Комментарий #23209 14.02.2020 в 10:06

На #19376
А что, есть такие темы в литературе, которые можно "закрыть" одной статьёй?!
Когда пишется научная статья (в современных условиях), изначально предполагается её ограниченный объём, а потому никакая серьёзная тема в такой объём втиснута быть не может, любая такая статья - лишь "прикосновение". Темы в науке вообще редко "закрываются", они развиваются вместе с наукой. Статья обычно лишь сигнализирует о том, что исследователь занимается данной темой. А когда ему покажется, что пора закругляться, статьи обобщаются в монографию.
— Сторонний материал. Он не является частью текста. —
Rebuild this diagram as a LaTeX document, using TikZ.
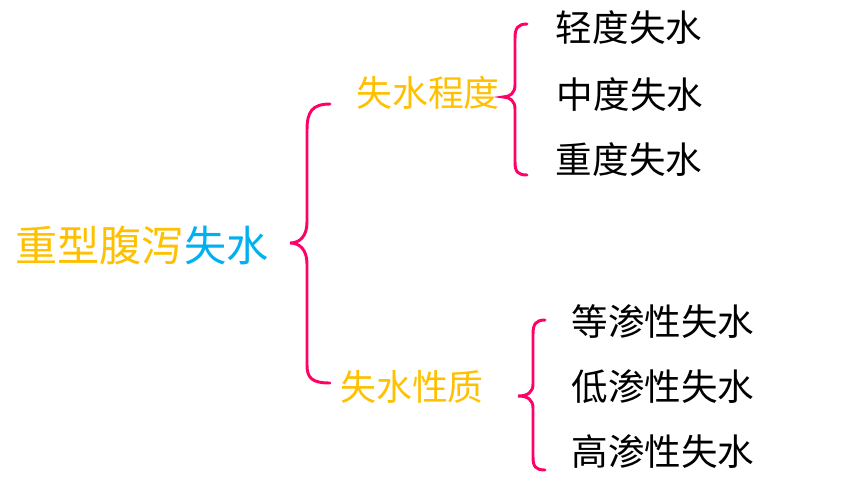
\documentclass[tikz,border=0pt]{standalone}
\usepackage{fontspec}
\setmainfont{Noto Sans CJK SC}
\usetikzlibrary{positioning}
\definecolor{titleOrange}{RGB}{255, 192, 0}
\definecolor{titleBlue}{RGB}{0, 176, 240}
\definecolor{bracePink}{RGB}{255, 0, 102}

\begin{document}
\begin{tikzpicture}[x=0.025cm, y=-0.025cm,
    brace/.style={draw=bracePink, line width=2.1pt, line cap=round},
    midtext/.style={text=titleOrange, font=\fontsize{25.5}{25.5}\selectfont, inner sep=0},
    leaftext/.style={text=black, font=\fontsize{26}{26}\selectfont, inner sep=0}]
      \useasboundingbox (0,0) rectangle (848,482);

      % Title
      \node[anchor=west, inner sep=0, font=\fontsize{30}{30}\selectfont] (title) at (15,245)
        {\textcolor{titleOrange}{重型腹泻}\textcolor{titleBlue}{失水}};

      % Big brace
      \draw[brace] (330,104) .. controls (312,104) and (307,112) .. (307,130) -- (307,222)
        .. controls (307,236) and (300,243) .. (290,243)
        .. controls (300,243) and (307,250) .. (307,264) -- (307,365)
        .. controls (307,378) and (312,383) .. (330,383);

      % Second level
      \node[midtext] (degree) at (428,93) {失水程度};
      \node[midtext] (nature) at (412,387) {失水性质};

      % Brace for degree
      \draw[brace] (527,24) .. controls (518,24) and (515,28) .. (515,38) -- (515,85)
        .. controls (515,93) and (510,97) .. (503,97)
        .. controls (510,97) and (515,101) .. (515,109) -- (515,162)
        .. controls (515,172) and (518,175) .. (527,175);
      \node[leaftext] (mild) at (629,28) {轻度失水};
      \node[leaftext] (moderate) at (630,95) {中度失水};
      \node[leaftext] (severe) at (629,160) {重度失水};

      % Brace for nature
      \draw[brace] (545,320) .. controls (536,320) and (533,324) .. (533,334) -- (533,384)
        .. controls (533,392) and (528,396) .. (518,396)
        .. controls (528,396) and (533,400) .. (533,408) -- (533,457)
        .. controls (533,467) and (536,470) .. (545,470);
      \node[leaftext] (iso) at (663,322) {等渗性失水};
      \node[leaftext] (hypo) at (663,387) {低渗性失水};
      \node[leaftext] (hyper) at (663,452) {高渗性失水};
\end{tikzpicture}
\end{document}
Но ни один автор не в силах "закрыть" тему, её всё равно можно продолжать любому новому пытливому исследователю, интерпретирующему факты в ином ключе. Таково свойство гуманитарных наук. Тут нет приборов точного измерения, только интуиция исследователя и его индивидуальные предпочтения.

Комментарий #19381 28.07.2019 в 14:50

" Гилло (Гилу), у которой еще двенадцать с половиной имен (назвав эти тайные имена женщины-демона можно нейтрализовать ее пагубное воздействие на человека)."

"Мастер и Маргарита"...

Комментарий #19377 28.07.2019 в 14:30

Действительно, можно бы и посерьезней... в еврейских источниках много о Фете, тайна его происхождения будоражит многих. И источники поэзии тоже...

Комментарий #19376 28.07.2019 в 11:46

НА #19374
Это называется не "рассмотрение поверхностное", а всего лишь первое прикосновение к теме, которая не закрыта этим прикосновением.

Комментарий #19374 28.07.2019 в 02:07

Интересный подобран материал, хотя рассмотрение поверхностное.